How To Create A Day-Level Slicer
Start by dragging your date field into a slicer visual.
Then, click the field dropdown and select “Date” instead of “Date Hierarchy.” This tells Power BI to treat each date as a unique value.
Next, choose how users will interact with the slicer.
You can show dates as a list, a dropdown, or let them pick a range using the “Between” option.
Format your date as dd-mm-yyyy or similar for better readability.
A well-configured slicer makes daily analysis fast and frustration-free.
You can also combine this with incremental refresh to keep the data fresh day-to-day!
Creating A Custom Calendar Table (Optional)
If you want better control and performance, consider creating your own calendar table.
It ensures every date is available, even if no data exists for that day.
Use this formula in the Modelling tab:
Calendar = CALENDAR(DATE(2025,1,1), DATE(2025,12,31))
Then connect the calendar’s Date column to the date field in your fact table.
This approach is especially helpful when working with large datasets or complex models.
Trainer Insight: As we cover in our Power BI training courses, calendar tables are essential for accurate analysis.
Without it, you’ll run into missing dates if there’s no activity in your data for that day, it’ll cause confusion for report users.
A continuous calendar keeps slicers showing the full date range and provides a strong base for advanced analysis.
Tips for Better UX
To make day-level filtering even more intuitive, consider using relative date slicers like “Last 7 Days” or “Yesterday.”
These are great for dashboards that need to stay current without manual updates.
Label your slicers clearly, so users know what they’re selecting, names like “Select Report Date” work far better than just “Date.”
If your report covers a long timeline, try limiting the date range shown to only the relevant period.

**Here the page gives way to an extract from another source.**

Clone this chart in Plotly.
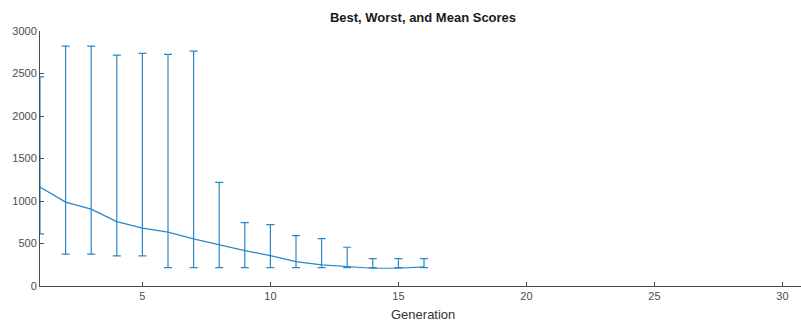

It’ll improve performance and reduce visual clutter.
Common Issues & Solutions
If your slicer isn’t displaying dates, it’s often because the field isn’t set to the Date/Time data type.
Fixing the column format in Power BI or your source data will solve it.
Another common issue is when visuals don’t respond to the slicer.
Check your model relationships to ensure the date is properly linked to your main dataset.
Trainer Insight: One of the easiest ways to speed up a report is to limit how much data your visuals have to process.
If the report feels slow, narrow the date to just the period you really need, or use relative slicers.
This keeps your reports lightweight, responsive, and far easier for users to navigate.
Practical Use Cases
Day-level slicers are a must for roles that need to monitor data at a daily rhythm.
Sales teams use them to track revenue spikes. Web analysts use them to identify traffic surges.
But one of the most impactful applications I’ve seen was in a call center dashboard.
The team needed to see how many calls were handled, missed, or escalated – every single day.
With daily filtering, they could instantly review performance for any shift or date, and respond quickly to service gaps.
It turned their reports into a real-time operations tool.
Conclusion
Day-level slicers may seem like a small feature, but they unlock powerful insights.
They give users the ability to track, react, and refine decisions with day-to-day precision.
For the best experience, combine slicers with a clean calendar table, limit your date ranges, and keep the slicer format simple and clear.
If daily granularity matters to your business, this is one Power BI skill you don’t want to skip.